Além do risco de uma guerra nuclear, o conflito na Ucrânia traz o perigo de uma escalada regional. Seja intencionalmente, seja por erro de cálculo, qualquer míssil russo que cair em território pertencente a um país-membro da Organização do Tratado do Atlântico Norte (Otan) pode ser a justificativa para uma resposta imediata e proporcional contra a Rússia. O Artigo 5º do Tratado da Otan determina que "um ataque armado contra um ou mais países-membros é considerado um ataque contra todos os membros". Sob essa hipótese, isso equivaleria a uma guerra aberta entre a Rússia e o Ocidente.
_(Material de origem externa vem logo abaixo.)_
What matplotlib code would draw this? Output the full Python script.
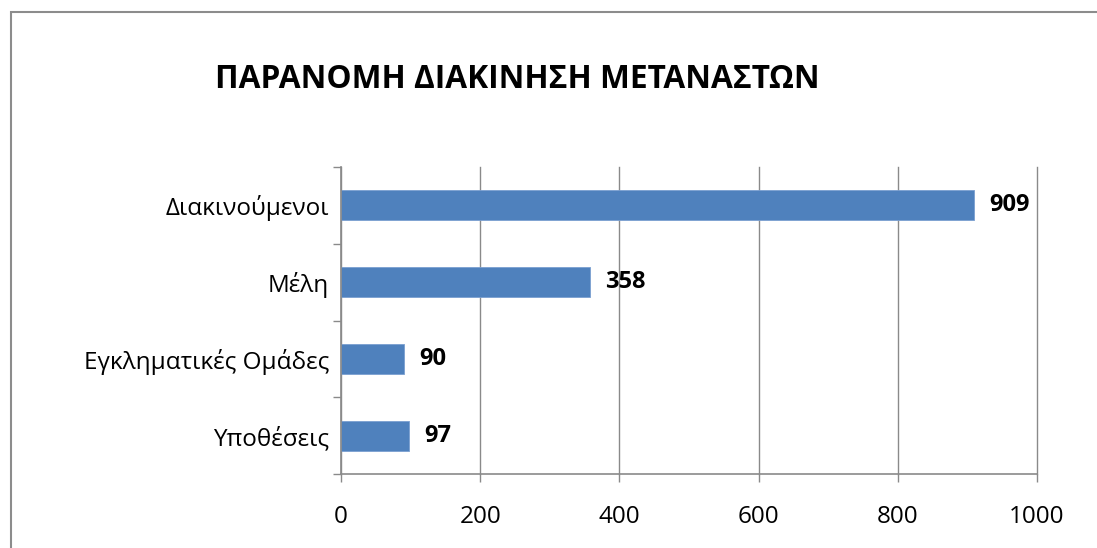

Esse artigo foi invocado apenas uma vez, em resposta aos atentados de 11 de setembro de 2001 contra os Estados Unidos.

A guerra de mil dias, completados hoje, trouxe apenas dor, horror e sofrimento. Milhares de crianças ucranianas foram capturadas e levadas para a Rússia, em um processo de aculturação visto em outros conflitos e genocídios do passado. Famílias mergulharam no luto ou foram separadas. A rotina de bombardeios tornou-se "comum". É preciso que o mundo dê um basta nisso.